• BRIEF:
Starting with the first line below, extract each line through the one that contains "plt.rcParams['font.family'] = ['Liberation", inclusive, excluding pictures.

• STORED DATA:
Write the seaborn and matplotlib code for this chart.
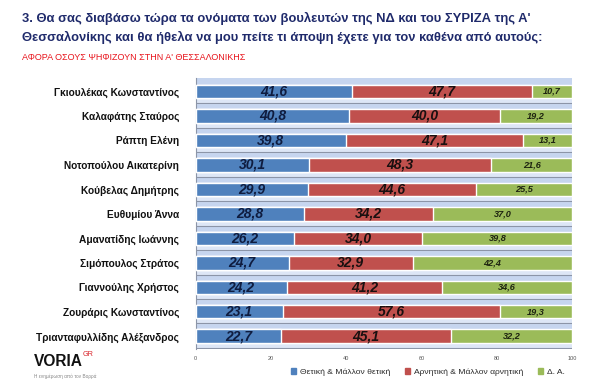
import numpy as np
import pandas as pd
import matplotlib
matplotlib.use("Agg")
import matplotlib.pyplot as plt
import seaborn as sns
from matplotlib.patches import Patch

names = ["Γκιουλέκας Κωνσταντίνος", "Καλαφάτης Σταύρος", "Ράπτη Ελένη",
         "Νοτοπούλου Αικατερίνη", "Κούβελας Δημήτρης", "Ευθυμίου Άννα",
         "Αμανατίδης Ιωάννης", "Σιμόπουλος Στράτος", "Γιαννούλης Χρήστος",
         "Ζουράρις Κωνσταντίνος", "Τριανταφυλλίδης Αλέξανδρος"]
positive = [41.6, 40.8, 39.8, 30.1, 29.9, 28.8, 26.2, 24.7, 24.2, 23.1, 22.7]
negative = [47.7, 40.0, 47.1, 48.3, 44.6, 34.2, 34.0, 32.9, 41.2, 57.6, 45.1]
dk = [10.7, 19.2, 13.1, 21.6, 25.5, 37.0, 39.8, 42.4, 34.6, 19.3, 32.2]
series = ["Θετική & Μάλλον θετική", "Αρνητική & Μάλλον αρνητική", "Δ. Α."]
xticks = [0, 20, 40, 60, 80, 100]

BLUE, RED, GREEN = "#4f81bd", "#c0504d", "#9bbb59"

sns.set_theme(style="white")
plt.rcParams['font.family'] = ['Liberation Sans', 'DejaVu Sans']

df = pd.DataFrame({"name": names, "pos": positive, "neg": negative, "dk": dk})
df["pos_neg"] = df["pos"] + df["neg"]
df["total"] = df["pos_neg"] + df["dk"]

fig = plt.figure(figsize=(6, 3.86), dpi=100)
ax = fig.add_axes([0.326, 0.096, 0.628, 0.702])
ax.set_facecolor("#c6d5ef")

# 3d-ish floor under every row
n = len(names)
for i in range(n):
    ax.axhspan(i + 0.275, i + 0.46, color="#dde6f6", zorder=0)
    ax.axhline(i + 0.48, color="#8c95a8", lw=0.8, zorder=0.5)

w = 0.55
sns.barplot(data=df, y="name", x="total", color=GREEN, saturation=1, width=w, ax=ax, zorder=2)
sns.barplot(data=df, y="name", x="pos_neg", color=RED, saturation=1, width=w, ax=ax, zorder=3)
sns.barplot(data=df, y="name", x="pos", color=BLUE, saturation=1, width=w, ax=ax, zorder=4)

def fmt(v):
    return f"{v:.1f}".replace(".", ",")

for i, row in df.iterrows():
    ax.text(row["pos"] / 2, i, fmt(row["pos"]), ha="center", va="center",
            fontsize=10, fontweight="bold", fontstyle="italic", color="#0f1c3f", zorder=5)
    ax.text(row["pos"] + row["neg"] / 2, i, fmt(row["neg"]), ha="center", va="center",
            fontsize=10, fontweight="bold", fontstyle="italic", color="#1a1010", zorder=5)
    ax.text(row["pos_neg"] + row["dk"] / 2, i, fmt(row["dk"]), ha="center", va="center",
            fontsize=6.6, fontweight="bold", fontstyle="italic", color="#1e2410", zorder=5)

ax.set_xlim(0, 100)
ax.set_ylim(n - 0.48, -0.55)
ax.set_xticks(xticks)
ax.set_xticklabels([str(t) for t in xticks], fontsize=4, color="#555555")
ax.tick_params(axis="x", length=0, pad=5)
ax.set_xlabel("")
ax.set_ylabel("")
ax.tick_params(axis="y", length=0, pad=12)
for lab in ax.get_yticklabels():
    lab.set_fontsize(7.3)
    lab.set_fontweight("bold")
    lab.set_color("#111111")
ax.set_yticks([i + 0.48 for i in range(-1, n)], minor=True)
ax.tick_params(axis="y", which="minor", length=3, color="#8c95a8", width=0.7)
for s in ["top", "right", "bottom"]:
    ax.spines[s].set_visible(False)
ax.spines["left"].set_color("#8c95a8")
ax.spines["left"].set_linewidth(0.8)

fig.text(0.037, 0.953, "3. Θα σας διαβάσω τώρα τα ονόματα των βουλευτών της ΝΔ και του ΣΥΡΙΖΑ της Α'",
         fontsize=9.4, fontweight="bold", color="#1f2a6b", va="center")
fig.text(0.037, 0.903, "Θεσσαλονίκης και θα ήθελα να μου πείτε τι άποψη έχετε για τον καθένα από αυτούς:",
         fontsize=9.4, fontweight="bold", color="#1f2a6b", va="center")
fig.text(0.037, 0.852, "ΑΦΟΡΑ ΟΣΟΥΣ ΨΗΦΙΖΟΥΝ ΣΤΗΝ Α' ΘΕΣΣΑΛΟΝΙΚΗΣ",
         fontsize=6.5, color="#e8141c", va="center")

handles = [Patch(color=c) for c in (BLUE, RED, GREEN)]
fig.legend(handles, series, loc="center", bbox_to_anchor=(0.713, 0.036), ncol=3, frameon=False,
           fontsize=6.1, handlelength=0.6, handleheight=0.6, handletextpad=0.4, columnspacing=1.8,
           labelcolor="#2a2a2a")

# logo
fig.text(0.057, 0.064, "VORIA", fontsize=11.2, fontweight="bold", color="#111111", va="center")
fig.text(0.138, 0.082, "GR", fontsize=5.2, color="#d9232a", va="center")
fig.text(0.057, 0.024, "Η ενημέρωση από τον Βορρά", fontsize=3.4, color="#888888", va="center")

fig.savefig("out.png", dpi=100)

• SOLUTION:
Write the seaborn and matplotlib code for this chart.
import numpy as np
import pandas as pd
import matplotlib
matplotlib.use("Agg")
import matplotlib.pyplot as plt
import seaborn as sns
from matplotlib.patches import Patch

names = ["Γκιουλέκας Κωνσταντίνος", "Καλαφάτης Σταύρος", "Ράπτη Ελένη",
         "Νοτοπούλου Αικατερίνη", "Κούβελας Δημήτρης", "Ευθυμίου Άννα",
         "Αμανατίδης Ιωάννης", "Σιμόπουλος Στράτος", "Γιαννούλης Χρήστος",
         "Ζουράρις Κωνσταντίνος", "Τριανταφυλλίδης Αλέξανδρος"]
positive = [41.6, 40.8, 39.8, 30.1, 29.9, 28.8, 26.2, 24.7, 24.2, 23.1, 22.7]
negative = [47.7, 40.0, 47.1, 48.3, 44.6, 34.2, 34.0, 32.9, 41.2, 57.6, 45.1]
dk = [10.7, 19.2, 13.1, 21.6, 25.5, 37.0, 39.8, 42.4, 34.6, 19.3, 32.2]
series = ["Θετική & Μάλλον θετική", "Αρνητική & Μάλλον αρνητική", "Δ. Α."]
xticks = [0, 20, 40, 60, 80, 100]

BLUE, RED, GREEN = "#4f81bd", "#c0504d", "#9bbb59"

sns.set_theme(style="white")
plt.rcParams['font.family'] = ['Liberation Sans', 'DejaVu Sans']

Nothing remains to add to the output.